A Dream Deferred:How San Francisco schools leave behind the most vulnerable students
One goal of San Francisco’s school choice system is to open up options for all families regardless of where they live. However, it can be difficult to get into many of the most popular and high-performing schools in the first place, and it often means a long commute across town and being one of very few students of color.
“We’ve got a right to a better education. We have a right to be here. Why can’t schools in our neighborhoods get that same support, energy, and community?” — Jessica Fontenot
“If I had a choice, I’d rather [my kids] go to school right here in our community,” said Jessica Fontenot, who lives in San Francisco with her three school-age children.
But when her daughter was about to enter kindergarten, she didn’t like the performance of nearby schools. John Muir Elementary is rated a two on GreatSchools (out of a possible 10) and has just 35% of all students proficient in math.21 Rosa Parks Elementary has higher ratings, but low proficiency rates for African American students.22
She applied through the district’s school choice lottery, but didn’t get any of her choices.
“I wanted my daughter, Shuri, to go to a better school, so I filed a grievance,” she said. “I fought for her to get into Rooftop School in the Twin Peaks area, because they had a good reputation and it was a better option. Since I couldn’t afford a private school, I went that route.”
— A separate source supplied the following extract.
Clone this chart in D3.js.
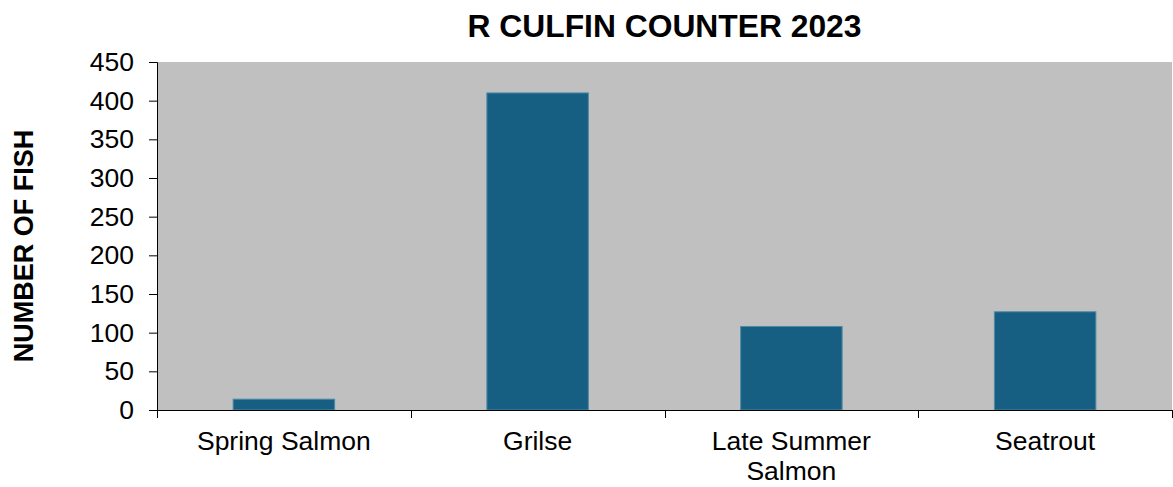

Jessica ended up getting her daughter into Rooftop, which is among the top 15 most requested elementary schools in San Francisco Unified as measured by requests for kindergarten seats.23 In fall 2017, it had 22 applicants for every open kindergarten seat.24 Jessica liked that it had the feel of a small school and was willing to rush back and forth from work each day to get her kids to and from school. Many working families can’t pull off transportation across town –– either because of inflexible work hours, not having a car, or because their children are too young to take public transportation.
“The teachers there are great…they’re really supportive,” she said. “They have an open door policy. I can contact them anytime, and my daughter can be an advocate for herself, because she has a positive relationship with her teacher.”
But it wasn’t always smooth sailing.
“In the beginning it wasn’t so good,” she said. “The school is predominantly White, and each year my daughter would be one of [only a few] African American students of 22 or so kids in her class. So while it was a better school, it wasn’t a better school for us. After [a racially insensitive incident] involving a teacher, I had to reach out to the superintendent. The teacher apologized, and now there are a couple of African American teachers at the school.”
“I have to deal with the social-emotional part a lot,” she said. “My kids ask why they have to go to school with all White kids. I tell them to focus on their education.
I want them to be well-rounded, but I have concerns about them being one of just a few Black kids. My biggest concern is bullying. Two kids approached my daughter and asked her if she and her friends wanted watermelon. The principal set an example and suspended them.”
Like many high-performing San Francisco schools, Rooftop doesn’t deliver the same results for all students.25 While 70% of White students and 72% of Asian students are proficient in math, only 13% of African American students at the school are at grade level in math.
Not feeling totally welcome at first, Jessica decided to be proactive. She and a few other parents got together and formed the African American Parents Advisory Council (AAPAC). Since then, things have improved. The school has also become more diverse, with students being bussed in from the Bayview.
“We started a group so our culture could be recognized and so we could get more support for our children and to build community,” Fontenot said. “We meet every month. We have some events coming up in Black History Month. And, we have family night where all families are invited to come.”
“I’m proud to say that I’ve been a part of making the school better,” Jessica said. “We’ve got a right to a better education. We have a right to be here. Why can’t schools in our neighborhoods get that same support, energy, and community?”